As I discovered to the detriment of my brain last year, the way everyone is taught to learn them is by rote – you’re shown how to draw the character once and then you copy it hundreds of times on grid-lined paper until you remember it. While this is ultimately effective for those who stick it out, it’s not much fun, nor informative.
Enter entrepreneur ShaoLan Hsueh, a native of Taiwan, who now lives in the UK and has been developing simple mnemonic illustrations which build on the pictographic roots of the characters to convey their meaning and aid memorisation.
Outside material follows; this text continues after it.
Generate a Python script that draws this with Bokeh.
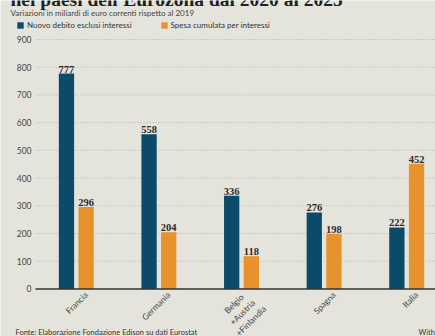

Starting with the simplest characters (such as tree 木, fire 火, sun 日, person 人) students can quickly begin to build many new words, characters, and phrases.
As someone struggling to remain motivated in their language studies I absolutely love this, not to mention the beautifully minimal design of each character which has been created based on its definition, origin and history.
After a successful Kickstarter campaign last year, a basic set of building block characters, compounds and phrases are already available on the Chineasy website and a book/app is due to be released in March this year (2014). I really can’t wait to get my hands on this and it’ll be interesting to see how some of the more complex characters are presented.